For Rachel, that means paddling 70km along the Waimakariri River, including its many rapids.

On being asked to join the parliamentarian team, Rachel said: “It’s always been one of my dreams to do the paddle, so I thought, why not? I wouldn’t do the whole thing though – I can’t run, and I can’t cycle.”

But Rachel can paddle. Her countless sporting accolades include being a two-time winner of the Molokai Surfski World Championships; nine-time winner of Auckland’s Queen of the Harbour surfski title; bronze medallist in the 2019 World Surf Ski series; a member of the Surf Lifesaving High Performance Squad; and, most recently in December, winner of the Open Women’s division in the gruelling Mount Monster surf lifesaving endurance race.

There’s just one key difference.
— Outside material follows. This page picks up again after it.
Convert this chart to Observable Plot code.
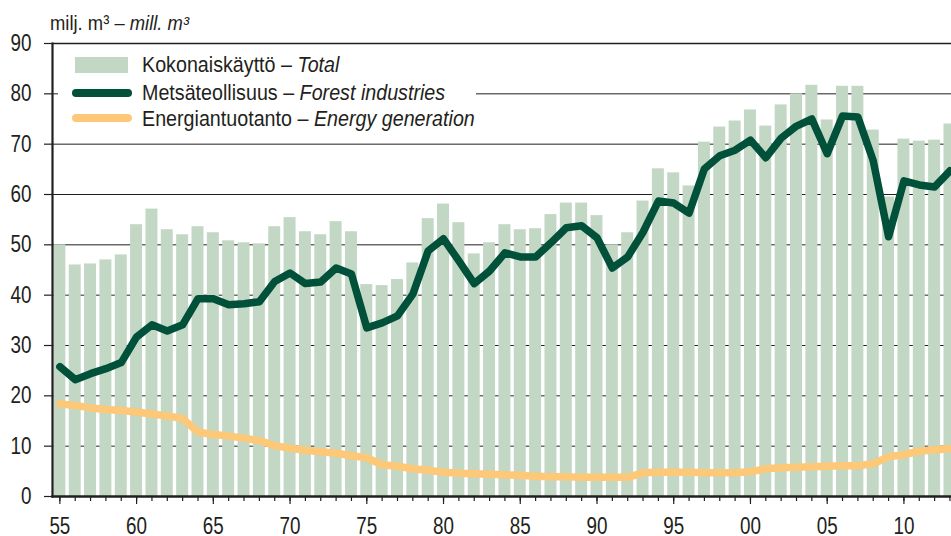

They’re all ocean-based events.

“I love the ocean, but this is a river and I’m not a river paddler,” says Rachel. “I’ve done a couple of days in South Africa on the rivers and I know how a river moves, but obviously the more time you get on there the better you’re going to go.”

Based in Auckland, it’s unlikely that Rachel will get more than one practice on the river before race day, but she’s still putting in the hours on the water and says her role with National Protection Services works well with her competitive training.

“I think my sport and training has huge benefits within the Police and my role. Being switched on and always maintaining a professional high standard of training converts well to my job as well as working well in a team environment.

“Work has always been very supportive of giving me the time off to go and compete in sporting events so there’s never a problem with that.

“For me, the race is personally a goal but they’re always very supportive, especially my team in Protection Services. We all get on really well and it’s a really good environment.”